Fergie did things old school and it worked for him, he trusted his scouting network to identify players but he was also integrally involved with David Gill in discussions about budgets, player valuations etc.

That's the big difference today, managers will identify positions they want to improve and even specific players but they have little to no involvement in negotiation or money matters. Although he was a player he wanted, I doubt it was Ten Hag's choice to pay £80m for Antony - like you say the issue was the club overpaying at the end of the window (after panicking following 2 losses) as has often been the case all the way back to Fellaini.

It was necessary to modernise postFergie but going from Gill to a Woodward/Joel Glazer combo (both with virtually no football experience whatsoever) was a suicidal move. Each time the Glazers go for internal hires (Woodward, Arnold, Murtough) rather than go out and hire the best in class from other clubs.

We really needed a clean break from the Glazers with the Sheikh Jassim full sale and an entire new board. Now we have to settle for the Sir Jim minority deal but hopefully he can bring some kind of positive change at least.
Totally agree, we really needed a clean break from the Glazers. I can’t understand at this stage (other than ego or apathy) why Joel/Arvam would still have any say in the football side. They own the club, so they can do what they want of course, but they clearly dont know what they are doing, why do the other siblings allow them to actually affect their asset negatively.

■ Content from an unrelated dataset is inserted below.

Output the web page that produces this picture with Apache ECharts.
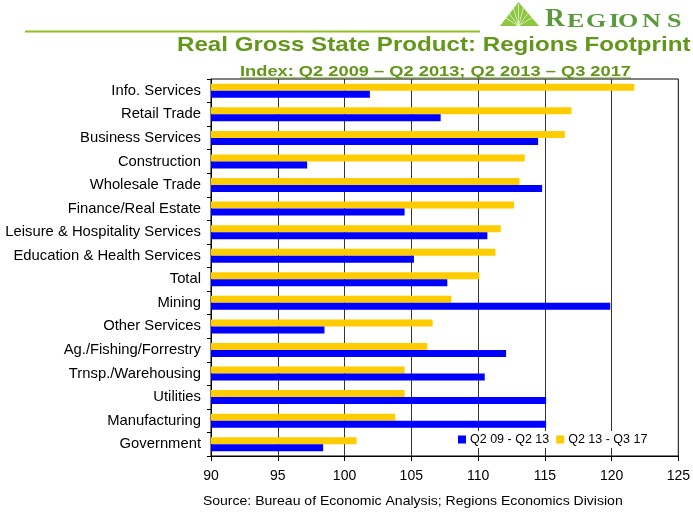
<!DOCTYPE html>
<html>
<head>
<meta charset="utf-8">
<script src="https://cdn.jsdelivr.net/npm/echarts@6/dist/echarts.min.js"></script>
<style>
html,body{margin:0;padding:0;background:#fff;}
#chart{width:693px;height:514px;}
</style>
</head>
<body>
<div id="chart"></div>
<script>
const categories = ["Info. Services","Retail Trade","Business Services","Construction","Wholesale Trade","Finance/Real Estate","Leisure & Hospitality Services","Education & Health Services","Total","Mining","Other Services","Ag./Fishing/Forrestry","Trnsp./Warehousing","Utilities","Manufacturing","Government"];
const q209_q213 = [101.9,107.2,114.5,97.2,114.8,104.5,110.7,105.2,107.7,119.9,98.5,112.1,110.5,115.1,115.1,98.4];
const q213_q317 = [121.7,117.0,116.5,113.5,113.1,112.7,111.7,111.3,110.1,108.0,106.6,106.2,104.5,104.5,103.8,100.9];
const seriesNames = ["Q2 09 - Q2 13","Q2 13 - Q3 17"];
const xTicks = {min:90, max:125, step:5};
const titleText = "Real Gross State Product: Regions Footprint";
const subtitleText = "Index: Q2 2009 \u2013 Q2 2013; Q2 2013 \u2013 Q3 2017";
const sourceText = "Source: Bureau of Economic Analysis; Regions Economics Division";

const green = '#62971a';
const chart = echarts.init(document.getElementById('chart'), null, {renderer:'canvas'});

const logoLetters = [
  {t:'R', x:545, s:25, k:1.1},
  {t:'E', x:567, s:18, k:1.45},
  {t:'G', x:586, s:18, k:1.45},
  {t:'I', x:609, s:18, k:1.45},
  {t:'O', x:618, s:18, k:1.45},
  {t:'N', x:642, s:18, k:1.45},
  {t:'S', x:667, s:18, k:1.45}
];
const rays = [[504,17],[508,12],[513,6],[518.5,4],[524,6],[529,12],[533,17]];

const graphics = [
  {type:'line', shape:{x1:25,y1:31.5,x2:480,y2:31.5}, style:{stroke:'#8dc21f', lineWidth:2}},
  {type:'polygon', shape:{points:[[500,26],[518.5,2],[539,26]]}, style:{fill:'#8dc63f'}},
  ...rays.map(p => ({type:'line', shape:{x1:518.5,y1:26,x2:p[0],y2:p[1]}, style:{stroke:'#e9f5d8', lineWidth:0.8}})),
  ...logoLetters.map(l => ({type:'text', x:l.x, y:27.5 - 0.305*l.s, scaleX:l.k, style:{text:l.t, fontFamily:'"Liberation Serif"', fontWeight:'bold', fontSize:l.s, fill:'#5a9a3c', align:'left', verticalAlign:'middle'}})),
  {type:'text', x:177, y:45, scaleX:1.177, style:{text:titleText, fontFamily:'"Liberation Sans"', fontWeight:'bold', fontSize:20.5, fill:green, align:'left', verticalAlign:'middle'}},
  {type:'text', x:435.5, y:71.5, scaleX:1.218, style:{text:subtitleText, fontFamily:'"Liberation Sans"', fontWeight:'bold', fontSize:15, fill:green, align:'center', verticalAlign:'middle'}},
  {type:'line', shape:{x1:240,y1:78,x2:631,y2:78}, style:{stroke:green, lineWidth:1}},
  {type:'text', x:412.8, y:501.5, scaleX:1.08, style:{text:sourceText, fontFamily:'"Liberation Sans"', fontSize:13, fill:'#000', align:'center', verticalAlign:'middle'}}
];

chart.setOption({
  animation:false,
  backgroundColor:'#fff',
  grid:{left:211, top:79, width:468, height:377, show:true, borderColor:'#000', borderWidth:1, backgroundColor:'transparent'},
  legend:{
    data:[seriesNames[0], seriesNames[1]],
    left:455, top:431, orient:'horizontal',
    backgroundColor:'#fff', padding:[2,3,2,3],
    icon:'rect', itemWidth:8, itemHeight:8, itemGap:7,
    textStyle:{fontFamily:'"Liberation Sans"', fontSize:12.5, color:'#000', padding:[0,0,0,-1]}
  },
  xAxis:{
    type:'value', min:xTicks.min, max:xTicks.max, interval:xTicks.step,
    axisLine:{show:true, lineStyle:{color:'#000', width:1}},
    axisTick:{show:true, length:5, lineStyle:{color:'#000'}},
    axisLabel:{fontFamily:'"Liberation Sans"', fontSize:14, color:'#000', margin:13},
    splitLine:{show:true, lineStyle:{color:'#333', width:1}}
  },
  yAxis:{
    type:'category', data:categories, inverse:true,
    axisLine:{show:true, lineStyle:{color:'#000', width:1}},
    axisTick:{show:true, length:4, lineStyle:{color:'#000'}},
    axisLabel:{fontFamily:'"Liberation Sans"', fontSize:14.8, color:'#000', margin:10},
    splitLine:{show:false}
  },
  series:[
    {name:seriesNames[1], type:'bar', data:q213_q317, barWidth:7, barGap:'0%', itemStyle:{color:'#ffcc00'}},
    {name:seriesNames[0], type:'bar', data:q209_q213, barWidth:7, barGap:'0%', itemStyle:{color:'#0000ff'}}
  ],
  graphic:graphics
});
</script>
</body>
</html>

If they were my siblings I wouldn’t let them near the football end of things.

In terms of ETH or our managers, at a normally functioning club , people would have a fair point with regards to their unsuitability or their failings. I just feel that at United , everything is setup all wrong, to the point where we are really relying on massive spend (not planned, targeted) to compensate for a dysfunctional structure.


I can’t see how this SJR thing can work if any glazer has any say in anything on the football side. Fine, have a say in budgets , but other then that get out of the way and leave the adults to run things.